The Local, DOT Explains, Improves Sidewalk-Road

This morning we asked DOT what was up with the dodgy-looking conversion of Pacific Street’s sidewalk into a car traffic lane that Develop Don’t Destroy Brooklyn reported last night. Department spokesman Scott Gastel tells us that the sidewalk and roadway have now been more clearly demarcated and offered this comment: “We approved a plan at this location to permit two-way traffic using a portion of the sidewalk during sewer installation for approximately 12 weeks. This kind of arrangement is not unique and has been used on projects such as the Second Avenue Subway and on major projects on 34th Street in Queens or Richmond Terrace on Staten Island. We inspected the location this morning and instructed the contractor to replace the wooden barrier with one made of concrete and to extend it in both directions while maintaining at least a five-foot-wide pedestrian walkway, and to install additional signs as was part of the original, approved plan. We will continue to monitor the area.”

ATLANTIC YARDS CONSTRUCTION UPDATE: Weeks beginning July 20, 2009 and July 27, 2009

For your information, the Department of Transportation's plan "to permit two-way traffic using a portion of the sidewalk during sewer installation for approximately 12 weeks" was not mentioned in the Atlantic Yards Contruction Update. The only notifiction of work in this location is as follows:

  • Required Maintenance and Protection of Traffic (MPT) has been installed

  • Infrastructure work related to installation of new sewer chambers at the intersection of 6th Avenue at Pacific Street has commenced. This work is part of the first of three phases of upgraded water and sewer installations previously commenced at the site.
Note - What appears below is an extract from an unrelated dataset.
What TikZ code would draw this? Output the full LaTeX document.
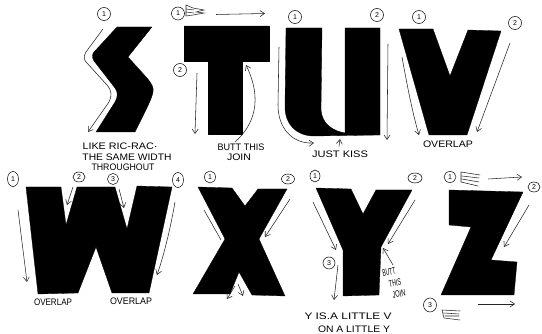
\documentclass[tikz,border=0pt]{standalone}
\usepackage{graphicx}
\usepackage{fontspec}
\setmainfont{Liberation Sans}
\usetikzlibrary{arrows.meta,shapes.geometric}
\newcommand{\hw}[2]{\resizebox{#1pt}{6.6pt}{#2}}
\tikzset{
  letter/.style={fill=black,draw=black,line width=0.3pt,line join=round},
  num/.style={draw=black,ellipse,line width=0.5pt,inner sep=0pt,minimum width=13pt,minimum height=13pt,font=\fontsize{7}{7}\selectfont},
  hand/.style={font=\fontsize{8}{8}\selectfont,inner sep=0pt},
  arr/.style={draw=black!85,line width=0.55pt,-{Straight Barb[length=4.5pt,width=6pt]}},
  plain/.style={draw=black!85,line width=0.55pt},
  brush/.style={draw=black!85,line width=0.55pt,line cap=round},
}
\begin{document}
\begin{tikzpicture}[x=1pt,y=-1pt]
\useasboundingbox[fill=white] (0,0) rectangle (542,334);
% S
\fill[letter] (117,27) -- (152,27) -- (128,57) -- (147,78) .. controls (152,84) and (154,88) .. (153,92) .. controls (152,98) and (148,106) .. (135,132) -- (96,132) -- (115,102) .. controls (118,97) and (118,92) .. (115,88) -- (94,61) .. controls (92,58) and (92,54) .. (94,52) -- cycle;
\node[num] (s1) at (104,14) {1};
\coordinate (sa) at (103,29); \coordinate (sb) at (88,132);
\draw[arr] (sa) -- (86,52) .. controls (83,57) and (84,60) .. (87,63) -- (107,85) .. controls (112,91) and (112,96) .. (109,102) -- (sb);
\node[hand] (st1) at (120,146) {\hw{75}{LIKE RIC-RAC·}};
\node[hand] (st2) at (127,157) {\hw{89}{THE SAME WIDTH}};
\node[hand] (st3) at (123,167) {\hw{63}{THROUGHOUT}};
% T
\fill[letter] (184,26) -- (269,26) -- (269,61) -- (242,61) -- (242,134) -- (208,134) -- (208,61) -- (184,61) -- cycle;
\node[num] (t1) at (178,13.5) {1};
\node[num] (t2) at (180,70) {2};
\draw[brush] (186,5) -- (193,8) -- (204,10) -- (196,12) -- (204,13) -- (193,15) -- (186,16) (186,5) -- (186,16) (186,9) -- (194,10) (186,12) -- (194,13);
\coordinate (ta) at (216,14.5); \coordinate (tb) at (265,13.5);
\draw[arr] (ta) -- (tb);
\coordinate (tc) at (197,73); \coordinate (td) at (195,134);
\draw[arr] (tc) -- (td);
\coordinate (te) at (235,142); \coordinate (tf) at (246,65);
\draw[arr] (te) .. controls (254,125) and (263,100) .. (tf);
\node[hand] (tt1) at (241,147) {\hw{47}{BUTT THIS}};
\node[hand] (tt2) at (239,157) {\hw{24}{JOIN}};
% U
\fill[letter] (286,28) -- (322,28) -- (321,110) .. controls (322,124) and (333,131) .. (345,133) -- (345,28) -- (380,28) -- (380,135) -- (314,136) .. controls (296,136) and (285,124) .. (285,107) -- cycle;
\node[num] (u1) at (295,17) {1};
\node[num] (u2) at (377,15) {2};
\coordinate (ua) at (279,47); \coordinate (ub) at (314,143);
\draw[arr] (ua) -- (278,105) .. controls (278,128) and (292,144) .. (ub);
\coordinate (uc) at (388,44); \coordinate (ud) at (387,140);
\draw[arr] (uc) -- (ud);
\coordinate (ue) at (339,146.5); \coordinate (uf) at (340,139);
\draw[arr] (ue) -- (uf);
\node[hand] (ut) at (340,154) {\hw{56}{JUST KISS}};
% V
\fill[letter] (399,29) -- (433,29) -- (450,76) -- (468,30) -- (501,31) -- (467,135) -- (429,135) -- cycle;
\node[num] (v1) at (419,17) {1};
\node[num] (v2) at (515,23) {2};
\coordinate (va) at (402,57); \coordinate (vb) at (419,135);
\draw[arr] (va) .. controls (407,85) and (413,115) .. (vb);
\coordinate (vc) at (510,43); \coordinate (vd) at (477,132);
\draw[arr] (vc) -- (vd);
\node[hand] (vt) at (448,144) {\hw{50}{OVERLAP}};
% W
\fill[letter] (26,187) -- (61,187) -- (66,225) -- (77,187) -- (115,187) -- (127,229) -- (137,186) -- (172,187) -- (149,293) -- (112,293) -- (96,247) -- (78,293) -- (38,294) -- cycle;
\node[num,minimum width=11pt,minimum height=15pt] (w1) at (13,179) {1};
\node[num,minimum width=12pt,minimum height=10pt] (w2) at (79,177) {2};
\node[num,minimum width=11pt,minimum height=11pt] (w3) at (113,179) {3};
\node[num,minimum width=11pt,minimum height=15pt] (w4) at (178,180) {4};
\coordinate (wa) at (18,210); \coordinate (wb) at (27,282);
\draw[arr] (wa) -- (wb);
\coordinate (wc) at (73,187); \coordinate (wd) at (67,205);
\draw[arr] (wc) -- (wd);
\coordinate (we) at (119,189); \coordinate (wf) at (124,208);
\draw[arr] (we) -- (wf);
\coordinate (wg) at (175,202); \coordinate (wh) at (157,275);
\draw[arr] (wg) .. controls (171,225) and (165,252) .. (wh);
\node[hand] (wt1) at (53,302) {\hw{38}{OVERLAP}};
\node[hand] (wt2) at (131,301) {\hw{42}{OVERLAP}};
% X
\fill[letter] (198,187) -- (232,188) -- (245,206) -- (258,189) -- (287,189) -- (259,239) -- (285,296) -- (252,295) -- (239,272) -- (230,294) -- (193,294) -- (225,239) -- cycle;
\node[num,minimum width=11pt,minimum height=12pt] (x1) at (210,177) {1};
\node[num,minimum width=13pt,minimum height=10pt] (x2) at (288,179) {2};
\coordinate (xa) at (204,210); \coordinate (xb) at (221,240);
\draw[plain] (xa) -- (xb);
\coordinate (xc) at (290,199); \coordinate (xd) at (265,237);
\draw[arr] (xc) -- (xd);
\coordinate (xe) at (235,286); \coordinate (xf) at (227,299);
\draw[arr] (xe) -- (xf);
\coordinate (xg) at (238,284); \coordinate (xh) at (243,296);
\draw[arr] (xg) -- (xh);
% Y
\fill[letter] (316,188) -- (351,189) -- (363,214) -- (376,190) -- (412,190) -- (381,247) -- (379,295) -- (343,296) -- (343,250) -- cycle;
\node[num,minimum width=10pt,minimum height=12pt] (y1) at (315,176) {1};
\node[num,minimum width=14pt,minimum height=10pt] (y2) at (415,178) {2};
\node[num,minimum width=12pt,minimum height=12pt] (y3) at (329,263) {3};
\coordinate (ya) at (313,202); \coordinate (yb) at (336,250);
\draw[arr] (ya) -- (yb);
\coordinate (yc) at (415,200); \coordinate (yd) at (388,244);
\draw[arr] (yc) -- (yd);
\coordinate (ye) at (338,265); \coordinate (yf) at (334,300);
\draw[arr] (ye) -- (yf);
\coordinate (yg) at (393,265); \coordinate (yh) at (383,248);
\draw[arr] (yg) -- (yh);
\node[hand,rotate=10] (yt1) at (389,272) {\hw{13}{BUTT}};
\node[hand,rotate=10] (yt2) at (395,283) {\hw{12}{THIS}};
\node[hand,rotate=10] (yt3) at (399,294) {\hw{13}{JOIN}};
\node[hand] (yt4) at (348,316) {\hw{87}{Y IS.A LITTLE V}};
\node[hand] (yt5) at (354,329) {\hw{72}{ON A LITTLE Y}};
% Z
\fill[letter] (449,190) -- (523,192) -- (491,260) -- (517,262) -- (514,295) -- (441,295) -- (471,227) -- (449,225) -- cycle;
\node[num,minimum width=12pt,minimum height=11pt] (z1) at (450,177) {1};
\node[num,minimum width=12pt,minimum height=10pt] (z2) at (534,187) {2};
\node[num,minimum width=13pt,minimum height=14pt] (z3) at (430,305) {3};
\draw[brush] (461,172) -- (461,182) (461,172) -- (480,175) (462,176) -- (479,178) (462,179) -- (479,182) (461,182) -- (478,186);
\draw[brush] (442,310) -- (444,318) (442,310) -- (460,311) (444,313) -- (459,314) (445,316) -- (459,316) (444,318) -- (460,320);
\coordinate (za) at (488,179); \coordinate (zb) at (522,177);
\draw[arr] (za) -- (zb);
\coordinate (zc) at (529,205); \coordinate (zd) at (504,247);
\draw[arr] (zc) -- (zd);
\coordinate (ze) at (478,304); \coordinate (zf) at (515,304);
\draw[arr] (ze) -- (zf);
\end{tikzpicture}
\end{document}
Chamber work is expected to take 12 weeks from commencement.

NoLandGrab: This is another example of how the Empire State Development Corporation's notifications and hearings are pro forma, intended more to satisfy some legal requirement and not as a useful common sense approach to inform the public in a meaningful fashion.

But rest assured that DOT is doing a bang-up job with "Protection of Traffic."